The indefatigable Lord Trump, never content to let a morning pass without issuing proclamations from his personal gazette, has demanded that the Kingdom and sundry nations dispatch their finest warships to the Strait of Hormuz with all haste. The great waterway, through which a fifth of the world’s oil customarily flows, has become rather inhospitable since the American Colonies and their allies commenced hostilities with Persia a fortnight past. Lord Trump assures us that one hundred per cent of Persia’s military capability has been obliterated, yet in the same breath warns of stray drones and the odd mine – rather like a gentleman boasting he has slain the dragon whilst cautioning that it might still breathe fire. The War Office has responded with the uniquely British promise that it is “discussing a range of options,” which This Author understands to mean someone is writing a memorandum about writing a memorandum.
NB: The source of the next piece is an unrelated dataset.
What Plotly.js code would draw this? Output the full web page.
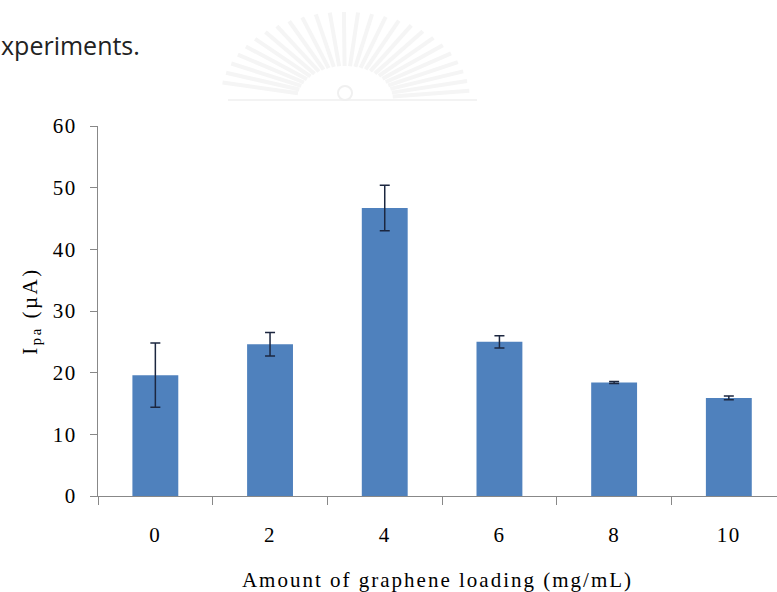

Speaking of weaponry, the Liberal Democrat Society has undergone a most extraordinary transformation. Sir Davey, their leader, has risen at the party’s spring conference in York to declare that the Kingdom must build its very own nuclear missiles, freeing itself from dependence upon the American Colonies and their increasingly capricious stewardship of the Trident programme. A party once known for sandals and earnest recycling pamphlets now calls for the forge fires of atomic self-sufficiency. “Britain has the best scientists, the best engineers, the best builders in the world,” Sir Davey proclaims, apparently forgetting that several of those builders are currently occupied trying to finish a railway to Birmingham. Still, one must admire the ambition.
Closer to home, the government has declared war upon a foe less geopolitical but no less vexing: the fly-tipper. Crown Environmental Officers may soon enjoy police-style powers to search premises without warrant, seize assets, and arrest those who treat the Southern Kingdom’s hedgerows as their personal rubbish heap. Lady Reynolds, the Secretary for the Natural Estate, promises “decisive action,” and drivers caught in the act may even receive penalty points upon their licences. This Author notes with wry satisfaction that the previous government proposed something remarkably similar in 2024, proving that in matters of discarded mattresses, the two great parties are at last united.
This Author must now report, with neither relish nor surprise, that Mr Alford, the disgraced actor formerly of the theatrical productions Grange Hill and London’s Burning, has been found dead in his prison cell at Bure Gaol in Norfolk, a mere two months after receiving an eight-and-a-half-year sentence for the sexual assault of two teenage girls. He was fifty-four. The Prisons Ombudsman shall investigate, as is customary. This Author offers no eulogy, only the observation that justice, once delivered, sometimes writes its own final chapter.
And what of the Duke and Duchess of Sussex? The ever-embattled pair have taken spirited umbrage at Mr Bower, the biographer, whose forthcoming tome alleges that Queen Camilla told a confidante that the Duchess had “brainwashed” the Duke. The Sussex household has dismissed the work as “deranged conspiracy and melodrama” – a phrase This Author intends to embroider upon a cushion. Mr Bower, for his part, appears to regard provocation as a professional obligation. One might observe that the royal soap opera requires no scriptwriter; reality furnishes drama enough for several seasons.
In the corridors of power, a tragedy of the most harrowing kind: an eighteen-day-old infant has perished, and the Metropolitan Constabulary has arrested a woman of three-and-forty on suspicion of murder. The matter is believed domestic in nature. This Author, for all her appetite for scandal, knows when silence and solemnity are the only proper response. May the truth be swiftly found, and may the family know some measure of peace.
Meanwhile, in Coventry, the constabulary is confronted with a mystery that might have been penned by a gothic novelist of questionable taste. A gentleman aged between forty and fifty has been discovered deceased inside a council wheelie bin in Cash’s Park, having apparently been struck by a motor vehicle and deposited there by person or persons unknown. The police have issued an urgent appeal for anyone who may have, and one does quote, “noticed a change in behaviour from someone they know who drives.” This Author imagines half of Coventry’s population glancing nervously at their spouses over breakfast.
This Author shall close today on a note of human warmth, for even the most jaded chronicler requires occasional restoration of faith. In Crane Park, Twickenham, a coffee vendor by the name of Mr Yari – who fled Persia nine years ago after making television content critical of the regime – was assaulted and robbed of his takings upon his very birthday. His devoted customers, horrified by the outrage, crowdfunded three thousand pounds to restore him. One patron credits Mr Yari with saving his life; another calls him “God’s angel.” A man who left behind family and freedom, and found both again beside a coffee caravan and a curly-haired dog named Walter. Even This Author’s famously stony heart is not entirely immune.
I am, as ever, your most devoted observer – Lady Whistledown.